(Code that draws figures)
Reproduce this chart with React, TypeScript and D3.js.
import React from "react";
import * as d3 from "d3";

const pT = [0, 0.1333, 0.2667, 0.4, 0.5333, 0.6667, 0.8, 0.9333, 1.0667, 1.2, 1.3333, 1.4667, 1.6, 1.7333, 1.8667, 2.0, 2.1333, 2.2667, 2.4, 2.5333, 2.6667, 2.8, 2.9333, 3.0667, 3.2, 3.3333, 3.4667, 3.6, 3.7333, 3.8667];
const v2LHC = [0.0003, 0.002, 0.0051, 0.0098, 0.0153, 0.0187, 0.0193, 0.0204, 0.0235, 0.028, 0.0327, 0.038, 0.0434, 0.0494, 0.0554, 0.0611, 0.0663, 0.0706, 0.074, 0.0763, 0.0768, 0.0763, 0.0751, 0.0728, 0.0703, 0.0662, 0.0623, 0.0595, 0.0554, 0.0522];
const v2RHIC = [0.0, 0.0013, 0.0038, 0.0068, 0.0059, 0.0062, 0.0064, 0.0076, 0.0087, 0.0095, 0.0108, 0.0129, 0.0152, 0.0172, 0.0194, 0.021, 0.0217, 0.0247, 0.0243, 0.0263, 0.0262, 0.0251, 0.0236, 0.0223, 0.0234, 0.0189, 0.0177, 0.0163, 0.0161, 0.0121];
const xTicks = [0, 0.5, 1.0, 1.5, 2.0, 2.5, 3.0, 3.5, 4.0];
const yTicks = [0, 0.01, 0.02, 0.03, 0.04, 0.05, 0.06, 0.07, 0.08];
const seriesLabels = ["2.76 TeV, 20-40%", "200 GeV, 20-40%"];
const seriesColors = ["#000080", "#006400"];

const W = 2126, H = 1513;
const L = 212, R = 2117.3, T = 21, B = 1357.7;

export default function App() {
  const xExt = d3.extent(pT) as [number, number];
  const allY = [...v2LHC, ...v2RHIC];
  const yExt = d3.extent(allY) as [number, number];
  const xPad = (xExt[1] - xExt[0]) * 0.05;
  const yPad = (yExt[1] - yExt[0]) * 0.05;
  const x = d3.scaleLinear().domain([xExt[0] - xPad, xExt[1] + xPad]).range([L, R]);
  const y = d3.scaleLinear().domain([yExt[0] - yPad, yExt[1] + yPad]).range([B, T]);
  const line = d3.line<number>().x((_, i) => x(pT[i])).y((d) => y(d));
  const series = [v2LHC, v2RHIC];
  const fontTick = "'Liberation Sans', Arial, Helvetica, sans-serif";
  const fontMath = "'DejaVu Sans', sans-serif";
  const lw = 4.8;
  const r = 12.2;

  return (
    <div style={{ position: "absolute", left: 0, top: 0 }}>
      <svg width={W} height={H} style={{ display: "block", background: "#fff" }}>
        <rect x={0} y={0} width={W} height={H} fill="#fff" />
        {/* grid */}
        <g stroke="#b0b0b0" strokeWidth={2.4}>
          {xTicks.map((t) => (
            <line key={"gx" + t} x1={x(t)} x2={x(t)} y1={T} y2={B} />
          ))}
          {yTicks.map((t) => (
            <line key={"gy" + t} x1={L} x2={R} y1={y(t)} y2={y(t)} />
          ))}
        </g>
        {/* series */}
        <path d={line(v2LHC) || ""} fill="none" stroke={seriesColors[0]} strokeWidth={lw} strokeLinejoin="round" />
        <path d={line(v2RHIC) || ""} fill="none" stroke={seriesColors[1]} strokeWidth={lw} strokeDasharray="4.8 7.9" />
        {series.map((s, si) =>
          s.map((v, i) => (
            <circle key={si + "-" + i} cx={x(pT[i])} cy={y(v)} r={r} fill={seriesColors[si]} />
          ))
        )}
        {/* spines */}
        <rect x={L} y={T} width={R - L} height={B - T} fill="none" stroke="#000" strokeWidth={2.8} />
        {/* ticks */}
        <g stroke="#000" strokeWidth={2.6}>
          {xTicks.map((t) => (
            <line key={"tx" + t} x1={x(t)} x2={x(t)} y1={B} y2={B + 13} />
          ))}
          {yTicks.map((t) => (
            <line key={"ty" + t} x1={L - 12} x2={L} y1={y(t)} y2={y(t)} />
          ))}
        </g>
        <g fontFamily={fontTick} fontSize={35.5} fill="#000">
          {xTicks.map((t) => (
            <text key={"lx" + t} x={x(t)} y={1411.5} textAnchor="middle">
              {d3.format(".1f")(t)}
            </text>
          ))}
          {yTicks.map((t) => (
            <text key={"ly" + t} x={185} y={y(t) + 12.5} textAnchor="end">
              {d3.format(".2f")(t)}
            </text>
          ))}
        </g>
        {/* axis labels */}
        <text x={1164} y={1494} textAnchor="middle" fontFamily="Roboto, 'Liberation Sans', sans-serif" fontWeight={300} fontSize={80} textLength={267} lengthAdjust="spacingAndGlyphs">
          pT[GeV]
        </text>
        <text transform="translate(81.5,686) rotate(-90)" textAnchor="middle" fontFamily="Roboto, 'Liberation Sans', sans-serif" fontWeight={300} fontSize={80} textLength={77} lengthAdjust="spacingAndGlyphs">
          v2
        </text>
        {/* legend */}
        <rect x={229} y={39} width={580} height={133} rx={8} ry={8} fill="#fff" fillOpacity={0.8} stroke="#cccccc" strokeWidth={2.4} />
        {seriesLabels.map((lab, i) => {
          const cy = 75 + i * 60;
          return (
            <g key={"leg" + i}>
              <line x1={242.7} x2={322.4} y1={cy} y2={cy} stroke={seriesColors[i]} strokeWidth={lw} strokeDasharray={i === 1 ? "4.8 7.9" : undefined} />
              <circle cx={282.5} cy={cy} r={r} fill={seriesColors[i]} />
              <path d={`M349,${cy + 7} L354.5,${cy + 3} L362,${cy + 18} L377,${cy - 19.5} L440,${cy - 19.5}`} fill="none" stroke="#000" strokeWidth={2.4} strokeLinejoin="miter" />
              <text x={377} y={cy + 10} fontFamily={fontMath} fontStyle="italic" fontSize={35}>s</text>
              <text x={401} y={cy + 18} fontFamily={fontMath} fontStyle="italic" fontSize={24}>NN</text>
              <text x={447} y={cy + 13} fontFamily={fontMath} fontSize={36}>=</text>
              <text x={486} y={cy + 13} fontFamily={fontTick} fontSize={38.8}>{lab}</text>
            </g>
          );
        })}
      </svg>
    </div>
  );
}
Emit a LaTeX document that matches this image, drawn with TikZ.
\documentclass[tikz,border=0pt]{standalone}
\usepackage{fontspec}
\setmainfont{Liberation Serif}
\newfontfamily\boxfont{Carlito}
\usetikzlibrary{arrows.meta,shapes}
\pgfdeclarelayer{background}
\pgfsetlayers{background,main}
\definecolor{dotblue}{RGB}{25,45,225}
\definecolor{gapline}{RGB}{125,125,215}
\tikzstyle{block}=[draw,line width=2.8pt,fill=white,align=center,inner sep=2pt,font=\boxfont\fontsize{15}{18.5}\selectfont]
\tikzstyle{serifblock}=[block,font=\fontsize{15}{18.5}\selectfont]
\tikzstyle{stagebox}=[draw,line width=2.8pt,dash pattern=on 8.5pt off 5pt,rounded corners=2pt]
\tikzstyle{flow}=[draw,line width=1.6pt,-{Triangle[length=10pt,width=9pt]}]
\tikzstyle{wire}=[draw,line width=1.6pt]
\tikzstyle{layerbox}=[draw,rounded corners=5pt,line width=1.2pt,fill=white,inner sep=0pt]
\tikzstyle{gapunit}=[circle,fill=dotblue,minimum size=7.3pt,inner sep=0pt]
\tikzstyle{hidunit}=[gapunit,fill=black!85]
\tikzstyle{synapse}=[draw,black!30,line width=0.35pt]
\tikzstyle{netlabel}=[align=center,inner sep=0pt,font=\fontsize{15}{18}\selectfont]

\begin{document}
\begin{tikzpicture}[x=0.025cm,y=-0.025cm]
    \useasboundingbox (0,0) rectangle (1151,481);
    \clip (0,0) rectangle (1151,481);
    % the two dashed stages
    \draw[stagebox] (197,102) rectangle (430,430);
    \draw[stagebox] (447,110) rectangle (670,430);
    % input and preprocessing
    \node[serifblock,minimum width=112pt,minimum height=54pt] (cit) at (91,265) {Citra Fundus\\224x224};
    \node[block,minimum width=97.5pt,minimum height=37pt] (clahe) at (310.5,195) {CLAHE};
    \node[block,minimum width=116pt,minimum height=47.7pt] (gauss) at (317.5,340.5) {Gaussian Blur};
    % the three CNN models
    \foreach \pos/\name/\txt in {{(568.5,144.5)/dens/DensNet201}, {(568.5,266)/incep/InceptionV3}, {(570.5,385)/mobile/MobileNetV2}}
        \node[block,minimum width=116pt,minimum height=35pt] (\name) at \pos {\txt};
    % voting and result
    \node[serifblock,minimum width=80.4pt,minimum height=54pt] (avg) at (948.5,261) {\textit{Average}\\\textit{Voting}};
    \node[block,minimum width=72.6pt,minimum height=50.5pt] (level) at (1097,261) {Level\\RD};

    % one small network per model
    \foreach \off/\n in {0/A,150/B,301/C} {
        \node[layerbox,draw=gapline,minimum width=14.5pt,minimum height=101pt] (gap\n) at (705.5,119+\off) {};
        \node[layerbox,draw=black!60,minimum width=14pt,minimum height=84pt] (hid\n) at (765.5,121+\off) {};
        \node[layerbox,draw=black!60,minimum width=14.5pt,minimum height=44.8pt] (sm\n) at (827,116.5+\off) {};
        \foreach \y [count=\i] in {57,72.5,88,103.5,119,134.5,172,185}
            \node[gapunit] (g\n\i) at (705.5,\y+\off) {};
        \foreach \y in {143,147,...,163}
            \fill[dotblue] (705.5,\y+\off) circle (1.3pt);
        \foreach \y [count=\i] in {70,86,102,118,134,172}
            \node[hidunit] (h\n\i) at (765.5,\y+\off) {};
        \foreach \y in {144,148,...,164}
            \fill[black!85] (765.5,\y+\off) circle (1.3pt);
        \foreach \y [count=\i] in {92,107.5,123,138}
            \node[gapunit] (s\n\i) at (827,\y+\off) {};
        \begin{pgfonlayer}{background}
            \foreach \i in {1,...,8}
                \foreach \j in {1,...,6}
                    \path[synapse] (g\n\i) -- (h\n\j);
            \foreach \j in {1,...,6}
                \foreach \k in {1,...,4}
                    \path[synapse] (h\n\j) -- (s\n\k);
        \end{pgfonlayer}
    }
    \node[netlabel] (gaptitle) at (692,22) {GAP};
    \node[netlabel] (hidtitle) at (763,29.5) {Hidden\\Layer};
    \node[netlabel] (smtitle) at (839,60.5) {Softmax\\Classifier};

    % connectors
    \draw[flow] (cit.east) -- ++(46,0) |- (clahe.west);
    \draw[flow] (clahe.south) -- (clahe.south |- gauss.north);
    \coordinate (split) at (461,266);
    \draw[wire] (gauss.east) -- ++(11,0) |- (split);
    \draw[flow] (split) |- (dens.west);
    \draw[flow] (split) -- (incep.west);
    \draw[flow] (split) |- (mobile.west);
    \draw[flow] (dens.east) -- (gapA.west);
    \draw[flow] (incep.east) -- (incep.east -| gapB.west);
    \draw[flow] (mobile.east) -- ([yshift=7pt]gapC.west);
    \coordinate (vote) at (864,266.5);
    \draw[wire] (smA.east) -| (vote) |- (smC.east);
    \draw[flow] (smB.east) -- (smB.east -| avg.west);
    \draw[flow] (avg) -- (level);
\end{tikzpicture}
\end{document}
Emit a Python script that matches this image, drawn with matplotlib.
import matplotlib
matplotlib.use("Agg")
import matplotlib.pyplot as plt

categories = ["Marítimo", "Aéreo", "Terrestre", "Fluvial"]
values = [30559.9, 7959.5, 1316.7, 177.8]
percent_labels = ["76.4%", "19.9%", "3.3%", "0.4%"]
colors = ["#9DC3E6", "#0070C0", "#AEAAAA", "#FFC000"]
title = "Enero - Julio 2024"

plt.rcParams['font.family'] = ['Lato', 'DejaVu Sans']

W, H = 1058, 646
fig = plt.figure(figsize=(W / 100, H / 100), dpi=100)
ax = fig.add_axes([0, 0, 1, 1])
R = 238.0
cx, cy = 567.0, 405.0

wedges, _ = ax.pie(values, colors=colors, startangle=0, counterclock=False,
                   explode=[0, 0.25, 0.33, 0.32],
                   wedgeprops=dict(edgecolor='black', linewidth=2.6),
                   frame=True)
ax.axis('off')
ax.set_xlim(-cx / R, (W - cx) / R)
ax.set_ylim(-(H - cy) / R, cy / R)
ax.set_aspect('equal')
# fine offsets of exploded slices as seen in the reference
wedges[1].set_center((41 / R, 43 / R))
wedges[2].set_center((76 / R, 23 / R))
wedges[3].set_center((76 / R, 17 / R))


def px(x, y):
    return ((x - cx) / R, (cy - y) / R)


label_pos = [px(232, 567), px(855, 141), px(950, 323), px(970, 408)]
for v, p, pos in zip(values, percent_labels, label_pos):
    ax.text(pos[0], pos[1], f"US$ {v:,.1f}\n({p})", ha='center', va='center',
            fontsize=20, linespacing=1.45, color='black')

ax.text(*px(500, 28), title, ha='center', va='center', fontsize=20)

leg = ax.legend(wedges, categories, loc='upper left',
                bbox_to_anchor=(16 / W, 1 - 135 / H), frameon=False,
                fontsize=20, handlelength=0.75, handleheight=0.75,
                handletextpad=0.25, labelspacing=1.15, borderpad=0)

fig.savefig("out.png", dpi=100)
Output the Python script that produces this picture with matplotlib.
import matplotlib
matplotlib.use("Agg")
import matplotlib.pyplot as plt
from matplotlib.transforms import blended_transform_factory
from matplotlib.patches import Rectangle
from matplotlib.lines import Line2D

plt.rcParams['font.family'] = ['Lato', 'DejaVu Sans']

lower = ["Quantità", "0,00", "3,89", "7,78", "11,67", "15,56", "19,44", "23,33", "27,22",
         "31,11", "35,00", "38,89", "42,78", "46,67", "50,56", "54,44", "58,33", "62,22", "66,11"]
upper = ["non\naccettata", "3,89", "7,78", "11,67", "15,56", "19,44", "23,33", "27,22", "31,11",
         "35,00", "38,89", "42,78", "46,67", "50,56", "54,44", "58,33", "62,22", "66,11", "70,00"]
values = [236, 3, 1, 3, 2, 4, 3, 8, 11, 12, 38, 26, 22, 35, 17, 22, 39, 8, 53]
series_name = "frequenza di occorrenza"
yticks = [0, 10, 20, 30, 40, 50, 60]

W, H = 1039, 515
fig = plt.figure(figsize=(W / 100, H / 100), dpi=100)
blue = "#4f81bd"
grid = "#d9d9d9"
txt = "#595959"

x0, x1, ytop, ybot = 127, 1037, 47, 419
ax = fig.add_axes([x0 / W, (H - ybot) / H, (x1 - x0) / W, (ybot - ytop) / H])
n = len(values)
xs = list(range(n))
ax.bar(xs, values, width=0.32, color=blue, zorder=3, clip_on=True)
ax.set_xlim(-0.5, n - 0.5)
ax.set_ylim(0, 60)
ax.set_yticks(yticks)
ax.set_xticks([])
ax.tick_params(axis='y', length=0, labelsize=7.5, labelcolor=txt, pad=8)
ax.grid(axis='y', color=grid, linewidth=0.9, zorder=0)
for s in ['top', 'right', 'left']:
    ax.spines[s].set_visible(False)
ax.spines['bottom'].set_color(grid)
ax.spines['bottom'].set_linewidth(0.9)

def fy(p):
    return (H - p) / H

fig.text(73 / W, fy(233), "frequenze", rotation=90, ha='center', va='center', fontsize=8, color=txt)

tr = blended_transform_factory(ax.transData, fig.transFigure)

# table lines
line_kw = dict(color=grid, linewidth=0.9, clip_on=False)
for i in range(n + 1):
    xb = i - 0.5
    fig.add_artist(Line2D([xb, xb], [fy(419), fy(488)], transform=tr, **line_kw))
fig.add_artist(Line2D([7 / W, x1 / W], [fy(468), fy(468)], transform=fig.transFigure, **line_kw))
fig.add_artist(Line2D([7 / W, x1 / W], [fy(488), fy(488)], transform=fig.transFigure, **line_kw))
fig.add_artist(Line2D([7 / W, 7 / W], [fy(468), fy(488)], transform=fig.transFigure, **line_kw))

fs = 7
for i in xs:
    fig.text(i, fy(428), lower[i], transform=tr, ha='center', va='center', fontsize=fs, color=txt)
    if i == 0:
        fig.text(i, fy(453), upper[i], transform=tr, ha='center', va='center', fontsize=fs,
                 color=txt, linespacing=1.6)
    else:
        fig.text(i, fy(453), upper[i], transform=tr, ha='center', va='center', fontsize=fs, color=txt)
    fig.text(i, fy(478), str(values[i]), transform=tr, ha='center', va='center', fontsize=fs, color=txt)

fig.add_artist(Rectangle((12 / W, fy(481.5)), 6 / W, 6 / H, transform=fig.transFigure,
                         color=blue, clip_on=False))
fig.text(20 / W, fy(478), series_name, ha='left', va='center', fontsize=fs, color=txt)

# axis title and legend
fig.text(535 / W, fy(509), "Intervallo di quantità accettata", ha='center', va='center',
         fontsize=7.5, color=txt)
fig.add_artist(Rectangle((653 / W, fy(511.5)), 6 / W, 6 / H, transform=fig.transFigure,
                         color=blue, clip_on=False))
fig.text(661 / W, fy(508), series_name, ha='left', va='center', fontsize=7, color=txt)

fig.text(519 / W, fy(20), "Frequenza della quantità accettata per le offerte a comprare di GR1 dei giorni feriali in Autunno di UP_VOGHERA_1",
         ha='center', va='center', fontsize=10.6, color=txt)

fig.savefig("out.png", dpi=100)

→ WRITTEN PROBLEM
Starting at the line that contains "Output the Python" and ending at the line that contains "from matplotlib.lines import Line2D", retype each line exactly; omit everything outside that range.

→ RESPONSE FOR THIS EXERCISE
Output the Python script that produces this picture with matplotlib.
import matplotlib
matplotlib.use("Agg")
import matplotlib.pyplot as plt
from matplotlib.transforms import blended_transform_factory
from matplotlib.patches import Rectangle
from matplotlib.lines import Line2D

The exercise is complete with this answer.